TodaysVerse.net
Now we have received, not the spirit of the world, but the spirit which is of God; that we might know the things that are freely given to us of God.
King James Version

Meaning

Paul wrote this letter to a Christian community in Corinth — a wealthy, cosmopolitan Greek city known for its love of philosophy, status, and intellectual debate. Some in the church were drawn to impressive rhetoric and human wisdom. Paul is pushing back. He draws a sharp contrast between the 'spirit of the world' — a way of thinking shaped by achievement, social status, and intellectual competition — and the Spirit who comes from God. His point is that genuine spiritual understanding isn't something you achieve through cleverness or discipline. It's something you receive.

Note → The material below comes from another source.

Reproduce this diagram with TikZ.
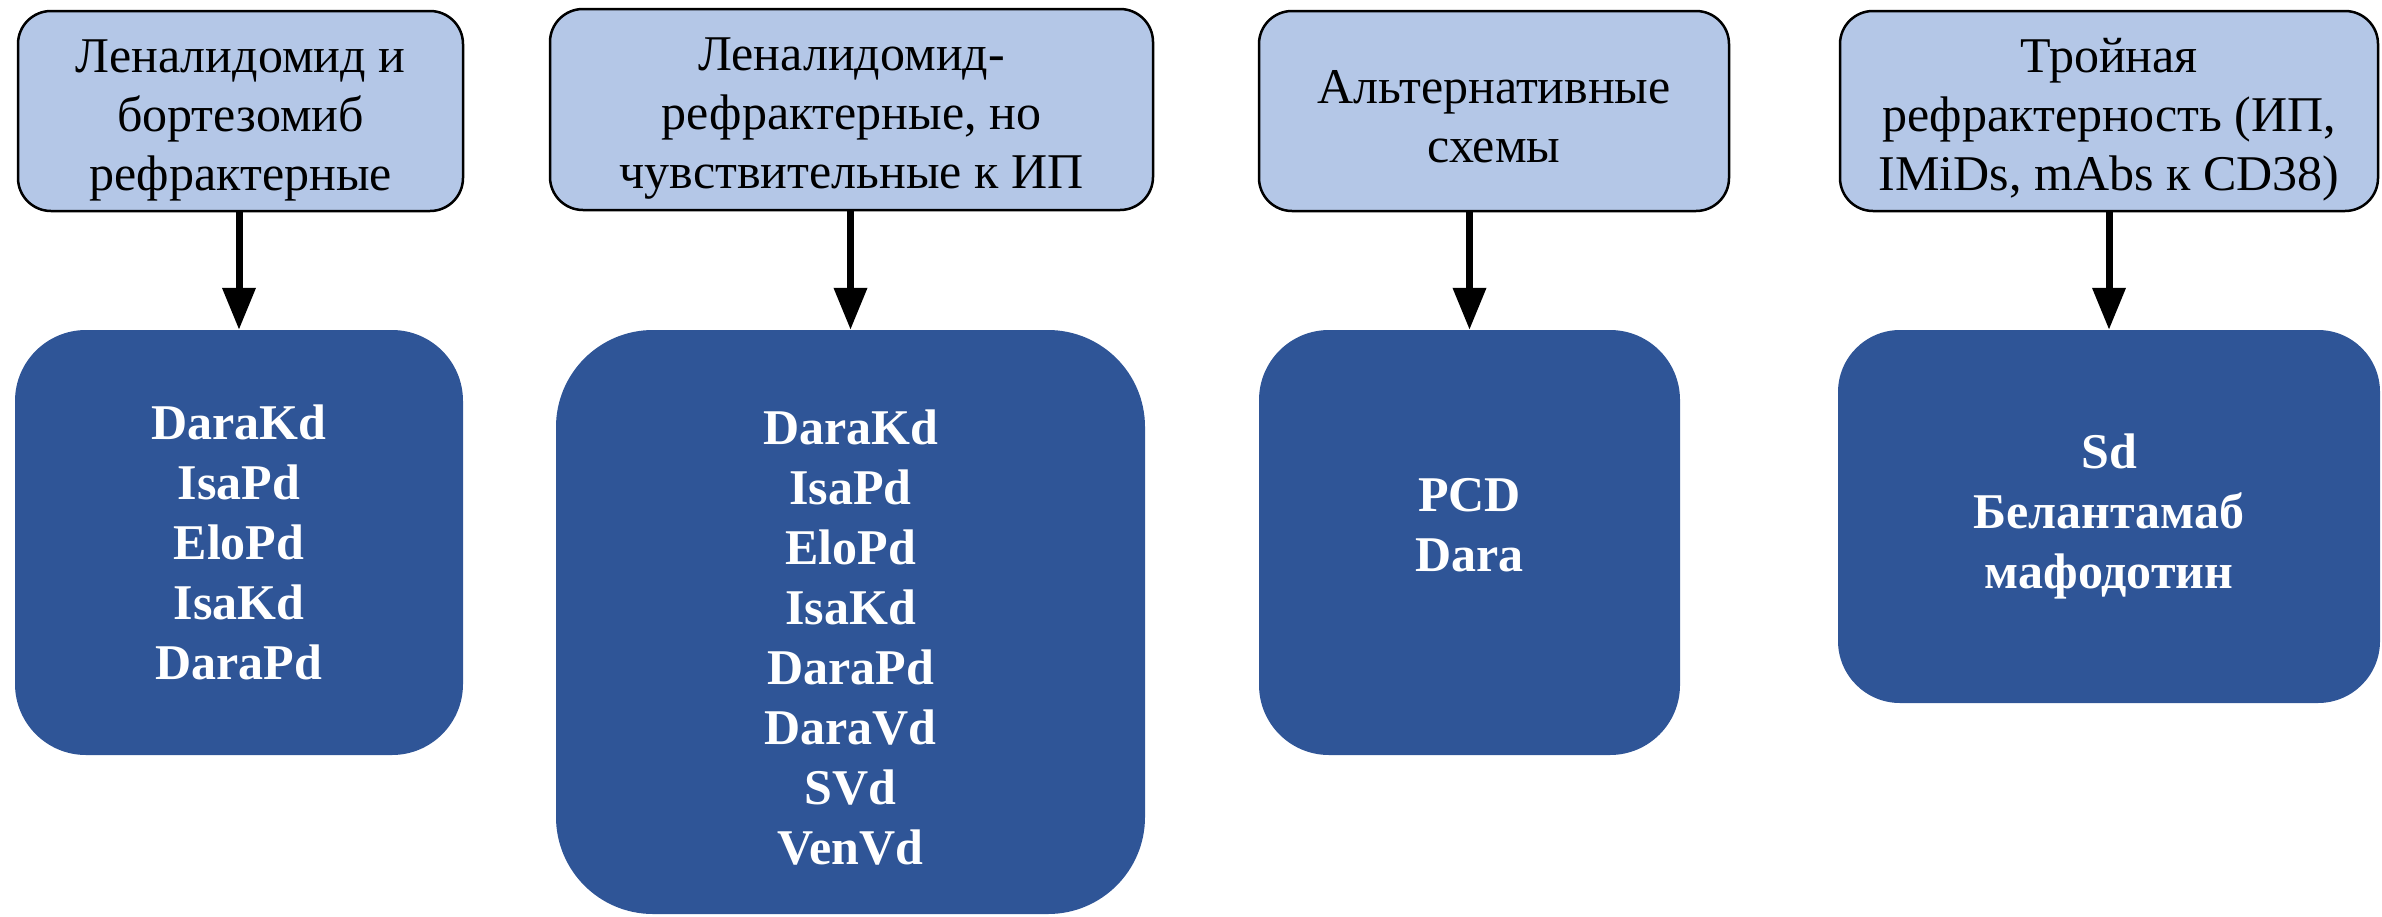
\documentclass[tikz,border=0pt]{standalone}
\usepackage{fontspec}
\setmainfont{Liberation Serif}
\usetikzlibrary{arrows.meta}
\definecolor{lightbox}{HTML}{B4C7E7}
\definecolor{darkbox}{HTML}{2F5597}
\begin{document}
\begin{tikzpicture}[x=1pt,y=-1pt,
  headbox/.style={draw=black,line width=2.5pt,fill=lightbox,rounded corners=33pt,inner sep=0pt},
  headtext/.style={align=center,inner sep=0pt,font=\fontsize{50}{59}\selectfont,text=black},
  drugbox/.style={fill=darkbox,draw=none,inner sep=0pt},
  drugtext/.style={align=center,inner sep=0pt,font=\fontsize{50}{60}\selectfont\bfseries,text=white},
  flow/.style={line width=7pt,-{Triangle[width=32pt,length=42pt]}}]
\useasboundingbox (0,0) rectangle (2382,916);
% header boxes
\node[headbox,minimum width=445pt,minimum height=200pt] (L1) at (240.5,111) {};
\node[headtext] (L1t) at (240.5,120) {Леналидомид и\\бортезомиб\\рефрактерные};
\node[headbox,minimum width=603pt,minimum height=201pt] (L2) at (851.5,109.5) {};
\node[headtext] (L2t) at (851.5,118.5) {Леналидомид-\\рефрактерные, но\\чувствительные к ИП};
\node[headbox,minimum width=470pt,minimum height=200pt] (L3) at (1494,111) {};
\node[headtext] (L3t) at (1494,117) {Альтернативные\\схемы};
\node[headbox,minimum width=538pt,minimum height=200pt] (L4) at (2109,111) {};
\node[headtext] (L4t) at (2109,120) {Тройная\\рефрактерность (ИП,\\IMiDs, mAbs к CD38)};
% drug boxes
\node[drugbox,rounded corners=71pt,minimum width=448pt,minimum height=425pt] (D1) at (239,542.5) {};
\node[drugtext] (D1t) at (239,542.5) {DaraKd\\IsaPd\\EloPd\\IsaKd\\DaraPd};
\node[drugbox,rounded corners=97pt,minimum width=589pt,minimum height=584pt] (D2) at (850.5,622) {};
\node[drugtext] (D2t) at (850.5,638) {DaraKd\\IsaPd\\EloPd\\IsaKd\\DaraPd\\DaraVd\\SVd\\VenVd};
\node[drugbox,rounded corners=70pt,minimum width=421pt,minimum height=425pt] (D3) at (1469.5,542.5) {};
\node[drugtext] (D3t) at (1469.5,525.5) {PCD\\Dara};
\node[drugbox,rounded corners=62pt,minimum width=542pt,minimum height=373pt] (D4) at (2109,516.5) {};
\node[drugtext] (D4t) at (2109,516.5) {Sd\\Белантамаб\\мафодотин};
% arrows
\foreach \a/\b in {L1/D1,L2/D2,L3/D3,L4/D4}
  \draw[flow] (\b.north |- \a.south) -- (\b.north);
\end{tikzpicture}
\end{document}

The Holy Spirit, given to believers, enables a different kind of knowing: not information about God's gifts, but actual comprehension of them.

Prayer

Holy Spirit, I've spent more time trying to figure things out than asking you to show me. Today I'm asking. Open my eyes to what has already been given — not just the facts of it, but the weight and wonder of it. I want to know it the way you want me to know it. Amen.

Reflection

There's a kind of knowing that is quietly exhausting — the constant measuring, the comparing yourself to people who seem to understand more, the trying to figure out whether you're doing enough or grasping enough or believing correctly enough. Corinth was saturated with it. So are we. And into all that striving, Paul drops this almost startling claim: the Spirit you've been given isn't the spirit of performance. It's the Spirit of gift. Its entire purpose is to help you understand — really understand, not just recite — what God has already freely placed in your hands. The word 'freely' in this verse is doing quiet but important work. It's there specifically to dismantle the assumption that God's gifts are earned by the most eloquent, the most disciplined, or the most theologically sophisticated. The Spirit isn't given to people who finally deserve it. It's given to those who ask. And it's given so that you might comprehend just how lavish and unearned the gifts already are. What might change today if you spent less time trying to understand God and more time asking his Spirit to open your eyes to what you've already been given?

Discussion Questions

1

What do you think Paul means by 'the spirit of the world'? What does that mindset look and feel like in everyday life — at work, in church, in your own head?

2

Have you ever had a moment when something in scripture or prayer suddenly became genuinely clear in a way that surprised you — not because you studied harder, but because something just opened? What was that like?

3

This verse implies that spiritual understanding isn't primarily an intellectual achievement. Does that challenge you, encourage you, or both — and why?

4

How does knowing that understanding comes from the Spirit — not from natural ability or effort — change the way you relate to people who seem to 'get it' less than you, or to people who seem to get it far more?

5

What is one gift from God you think you understand intellectually but haven't fully received in a lived, felt sense? What would it look like to ask the Spirit to help you receive it this week?